[WRITTEN TASK] Collect each line of the records containing the string "this".

[RECORDS FOR THE TASK]
-=-=-
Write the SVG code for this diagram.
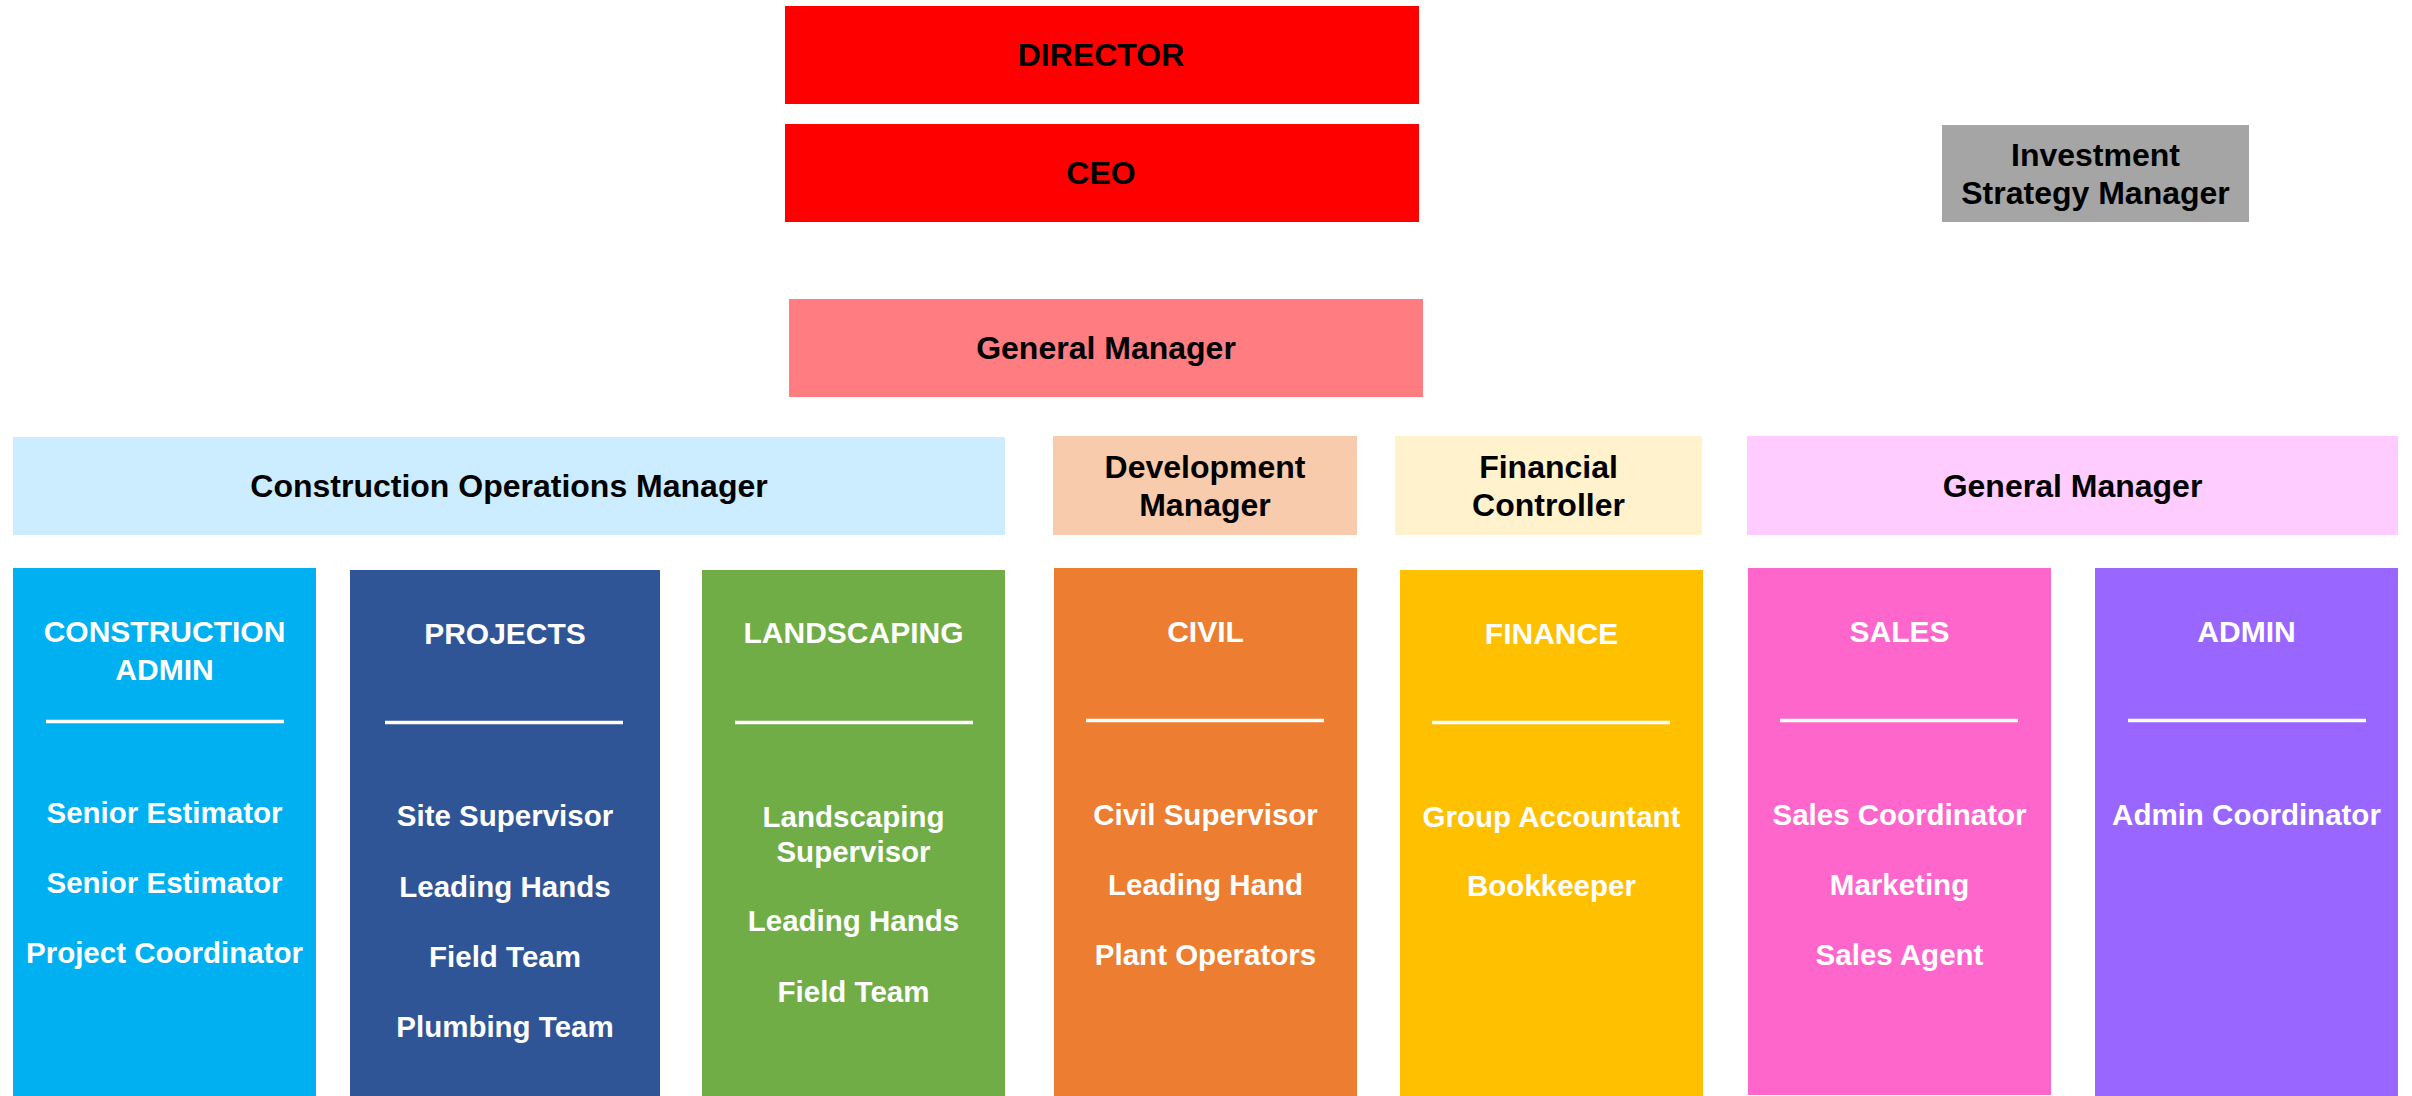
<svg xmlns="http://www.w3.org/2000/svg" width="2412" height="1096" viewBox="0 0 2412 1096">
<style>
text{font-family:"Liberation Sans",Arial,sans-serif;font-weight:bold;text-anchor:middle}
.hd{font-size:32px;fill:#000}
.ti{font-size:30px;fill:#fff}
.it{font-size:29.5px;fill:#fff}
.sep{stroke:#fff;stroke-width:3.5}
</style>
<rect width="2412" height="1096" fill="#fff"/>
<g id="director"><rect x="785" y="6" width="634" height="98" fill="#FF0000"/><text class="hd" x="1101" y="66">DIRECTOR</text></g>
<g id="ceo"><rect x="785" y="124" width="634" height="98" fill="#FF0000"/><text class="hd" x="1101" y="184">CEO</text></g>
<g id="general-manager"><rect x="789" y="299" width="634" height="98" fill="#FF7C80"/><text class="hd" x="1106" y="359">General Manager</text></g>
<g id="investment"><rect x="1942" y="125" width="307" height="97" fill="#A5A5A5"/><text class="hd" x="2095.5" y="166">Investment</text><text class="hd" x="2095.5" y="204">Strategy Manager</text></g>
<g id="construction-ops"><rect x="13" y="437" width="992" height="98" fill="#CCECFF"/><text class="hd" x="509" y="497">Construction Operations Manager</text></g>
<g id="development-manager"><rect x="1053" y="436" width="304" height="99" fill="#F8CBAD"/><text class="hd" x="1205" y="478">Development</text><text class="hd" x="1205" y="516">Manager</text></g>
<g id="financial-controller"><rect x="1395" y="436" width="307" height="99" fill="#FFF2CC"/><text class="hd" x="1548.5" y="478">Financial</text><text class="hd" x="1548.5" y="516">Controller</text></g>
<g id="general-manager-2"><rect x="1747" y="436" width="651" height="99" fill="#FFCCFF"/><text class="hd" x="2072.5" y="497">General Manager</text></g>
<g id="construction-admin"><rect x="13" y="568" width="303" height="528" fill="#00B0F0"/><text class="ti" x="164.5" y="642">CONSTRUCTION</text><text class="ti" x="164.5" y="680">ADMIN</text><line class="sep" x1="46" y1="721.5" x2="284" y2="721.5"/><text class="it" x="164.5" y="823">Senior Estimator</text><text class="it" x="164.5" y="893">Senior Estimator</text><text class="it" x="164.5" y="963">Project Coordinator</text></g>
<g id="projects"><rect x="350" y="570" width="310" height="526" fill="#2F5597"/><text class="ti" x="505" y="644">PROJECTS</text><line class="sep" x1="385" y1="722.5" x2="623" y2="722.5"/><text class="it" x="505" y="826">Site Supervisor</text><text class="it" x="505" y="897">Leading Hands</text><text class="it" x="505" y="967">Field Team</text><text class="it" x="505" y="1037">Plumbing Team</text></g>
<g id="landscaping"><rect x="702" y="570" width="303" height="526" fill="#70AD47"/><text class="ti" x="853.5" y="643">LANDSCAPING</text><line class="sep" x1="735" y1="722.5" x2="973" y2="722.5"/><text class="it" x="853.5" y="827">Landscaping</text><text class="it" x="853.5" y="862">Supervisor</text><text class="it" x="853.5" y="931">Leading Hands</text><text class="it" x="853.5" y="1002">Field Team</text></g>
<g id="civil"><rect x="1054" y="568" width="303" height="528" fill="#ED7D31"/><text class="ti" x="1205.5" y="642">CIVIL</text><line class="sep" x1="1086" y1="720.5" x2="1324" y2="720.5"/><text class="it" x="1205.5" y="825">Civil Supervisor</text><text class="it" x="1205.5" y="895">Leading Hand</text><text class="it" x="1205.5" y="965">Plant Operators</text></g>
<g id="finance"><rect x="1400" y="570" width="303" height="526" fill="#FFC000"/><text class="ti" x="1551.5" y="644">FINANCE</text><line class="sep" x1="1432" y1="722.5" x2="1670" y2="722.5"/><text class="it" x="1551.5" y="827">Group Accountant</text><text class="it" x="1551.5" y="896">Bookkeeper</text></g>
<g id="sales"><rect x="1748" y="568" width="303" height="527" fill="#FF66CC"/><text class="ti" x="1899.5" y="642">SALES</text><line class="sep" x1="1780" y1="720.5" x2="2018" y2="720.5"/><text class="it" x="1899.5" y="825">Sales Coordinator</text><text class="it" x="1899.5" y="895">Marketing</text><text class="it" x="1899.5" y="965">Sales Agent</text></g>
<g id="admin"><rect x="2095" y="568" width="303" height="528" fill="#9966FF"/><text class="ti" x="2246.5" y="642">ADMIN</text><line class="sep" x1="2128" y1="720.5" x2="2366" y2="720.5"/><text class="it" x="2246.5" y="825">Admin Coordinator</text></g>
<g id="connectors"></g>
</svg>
-=-=-
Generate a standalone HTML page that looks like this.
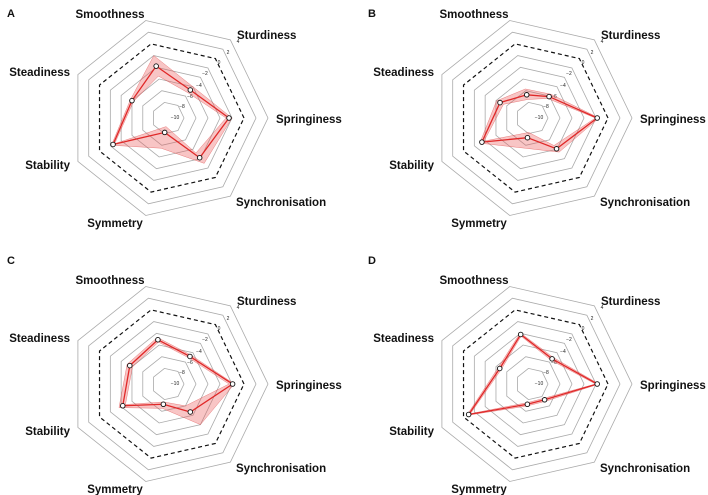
-=-=-
[TASK RESPONSE]
Write the SVG code for this diagram.
Generate a standalone HTML page that looks like this.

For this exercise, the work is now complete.